Their subsequent work with Pyret is much better grounded and well-informed, and I've been absolutely fascinated by it. Their data science curriculum delights me, and I have often thought that if I had more time I'd translate it to Python. I think their more recent proposal about a Table Abstract Data Type is just inspired. But we are still VERY far from ever proving things like, "Racket is easier for students to learn". I'm fairly sure it's not even worth doing.

I appreciate the original article was just one student's perspective. It's a perspective I don't entirely disagree with. Nonetheless, they make interesting claims not backed by any kind of published, empirical data. They hypothesize that Racket is virtuous to learn because of how it presents recursion, and because of its simplistic syntax. Cool theory, but not proven using Randomized Controlled Studies. I mean, most things in CS Ed aren't, so I don't think it's a surprising thing to point out. But that doesn't mean we should just sit back and accept these claims.

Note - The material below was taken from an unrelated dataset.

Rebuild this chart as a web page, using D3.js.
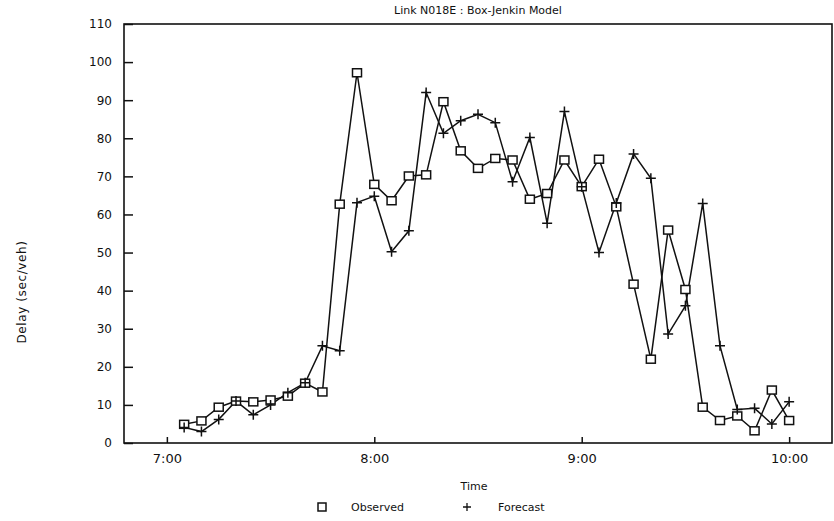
<!DOCTYPE html>
<html>
<head>
<meta charset="utf-8">
<script src="https://cdn.jsdelivr.net/npm/d3@7"></script>
<style>
  body { margin: 0; background: #fff; }
  text { font-family: "DejaVu Sans", sans-serif; fill: #111; }
</style>
</head>
<body>
<div id="chart"></div>
<script>
// ---------------------------------- DATA ---------------------------------- //

// minutes after 7:00, every 5 minutes from 7:05 to 10:00
let minutes = [5, 10, 15, 20, 25, 30, 35, 40, 45, 50, 55, 60, 65, 70, 75, 80, 85, 90,
  95, 100, 105, 110, 115, 120, 125, 130, 135, 140, 145, 150, 155, 160, 165, 170, 175, 180];

let observed = [4.9, 5.8, 9.4, 11.0, 10.8, 11.3, 12.3, 15.7, 13.4, 62.7, 97.2, 67.9,
  63.6, 70.1, 70.4, 89.6, 76.7, 72.1, 74.7, 74.3, 64.0, 65.5, 74.3, 67.3,
  74.5, 62.0, 41.7, 22.0, 55.9, 40.3, 9.4, 5.9, 7.1, 3.2, 13.9, 5.9];

let forecast = [4.1, 3.0, 6.2, 11.0, 7.4, 10.0, 13.2, 15.8, 25.5, 24.2, 63.1, 64.8,
  50.2, 55.7, 92.0, 81.3, 84.6, 86.3, 84.1, 68.6, 80.2, 57.7, 87.0, 67.3,
  50.0, 63.0, 75.9, 69.5, 28.6, 36.0, 62.9, 25.5, 8.8, 9.1, 5.0, 10.8];

let x_ticks = [0, 60, 120, 180];
let x_tick_labels = ['7:00', '8:00', '9:00', '10:00'];
let y_ticks = [0, 10, 20, 30, 40, 50, 60, 70, 80, 90, 100, 110];

// ---------------------------------- SETTINGS ---------------------------------- //

let img_width = 834;
let img_height = 521;
let plot_left = 124;
let plot_right = 832;
let plot_top = 24;
let plot_bottom = 443;
let ink = '#111';

let x = d3.scaleLinear().domain([-12.4, 192.4]).range([plot_left, plot_right]);
let y = d3.scaleLinear().domain([0, 110]).range([plot_bottom, plot_top]);

let svg = d3.select('#chart').append('svg')
  .attr('width', img_width)
  .attr('height', img_height);

// ---------------------------------- AXES ---------------------------------- //

let y_axis = svg.append('g')
  .attr('transform', `translate(${plot_left},0)`)
  .call(d3.axisLeft(y).tickValues(y_ticks).tickSize(-9).tickPadding(12));

let x_axis = svg.append('g')
  .attr('transform', `translate(0,${plot_bottom})`)
  .call(d3.axisBottom(x).tickValues(x_ticks).tickSize(-6).tickPadding(11)
    .tickFormat((d, i) => x_tick_labels[i]));

[y_axis, x_axis].forEach(function(a) {
  a.select('.domain').remove();
  a.selectAll('line').attr('stroke', ink).attr('stroke-width', 1.5);
  a.selectAll('text').style('font-size', '12px').attr('fill', ink);
});
x_axis.selectAll('text').style('font-size', '13px');

svg.append('rect')
  .attr('x', plot_left)
  .attr('y', plot_top)
  .attr('width', plot_right - plot_left)
  .attr('height', plot_bottom - plot_top)
  .attr('fill', 'none')
  .attr('stroke', ink)
  .attr('stroke-width', 1.6);

// ---------------------------------- LINES ---------------------------------- //

let line = d3.line()
  .x((d, i) => x(minutes[i]))
  .y(d => y(d));

[observed, forecast].forEach(function(series) {
  svg.append('path')
    .datum(series)
    .attr('d', line)
    .attr('fill', 'none')
    .attr('stroke', ink)
    .attr('stroke-width', 1.5);
});

svg.append('g').selectAll('rect')
  .data(observed)
  .enter()
  .append('rect')
  .attr('x', (d, i) => x(minutes[i]) - 4.5)
  .attr('y', d => y(d) - 4)
  .attr('width', 9)
  .attr('height', 8)
  .attr('fill', '#fff')
  .attr('stroke', ink)
  .attr('stroke-width', 1.5);

svg.append('g').selectAll('path')
  .data(forecast)
  .enter()
  .append('path')
  .attr('d', 'M-5,0H5M0,-5V5')
  .attr('transform', (d, i) => `translate(${x(minutes[i])},${y(d)})`)
  .attr('stroke', ink)
  .attr('stroke-width', 1.5);

// ---------------------------------- TEXT ---------------------------------- //

svg.append('text')
  .attr('x', 478)
  .attr('y', 14)
  .attr('text-anchor', 'middle')
  .style('font-size', '11px')
  .text('Link N018E : Box-Jenkin Model');

svg.append('text')
  .attr('transform', 'translate(26,292) rotate(-90)')
  .attr('text-anchor', 'middle')
  .style('font-size', '12px')
  .style('letter-spacing', '0.6px')
  .text('Delay (sec/veh)');

svg.append('text')
  .attr('x', 474)
  .attr('y', 490)
  .attr('text-anchor', 'middle')
  .style('font-size', '11px')
  .text('Time');

// ---------------------------------- LEGEND ---------------------------------- //

let legend = svg.append('g').attr('transform', 'translate(0,507)');
legend.append('rect')
  .attr('x', 318).attr('y', -4).attr('width', 8).attr('height', 8)
  .attr('fill', 'none').attr('stroke', ink).attr('stroke-width', 1.5);
legend.append('text').attr('x', 351).attr('y', 4).style('font-size', '11px').text('Observed');
legend.append('path')
  .attr('d', 'M-4,0H4M0,-4V4')
  .attr('transform', 'translate(467,0)')
  .attr('stroke', ink).attr('stroke-width', 1.3);
legend.append('text').attr('x', 498).attr('y', 4).style('font-size', '11px').text('Forecast');
</script>
</body>
</html>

Personally, I have seen the HtDP curriculum do damage. I have also seen it firsthand do a lot of good. My Racket relationship is complicated [2]. The author makes a great point of the potential value of these models, and also mentions how this whole debate is sort of pointless. I believe that at the end of the day, the CS1 language is simultaneously very important and yet somehow unimportant - it's all just the psychology of the people involved. That, too, is an unsubstantiated claim.

But please, tell me more about how I have not done my due diligence. Would you like to cite some actual RCT papers that back up the claims founding all this stuff? Or do you want to keep citing textbooks like that somehow proves something?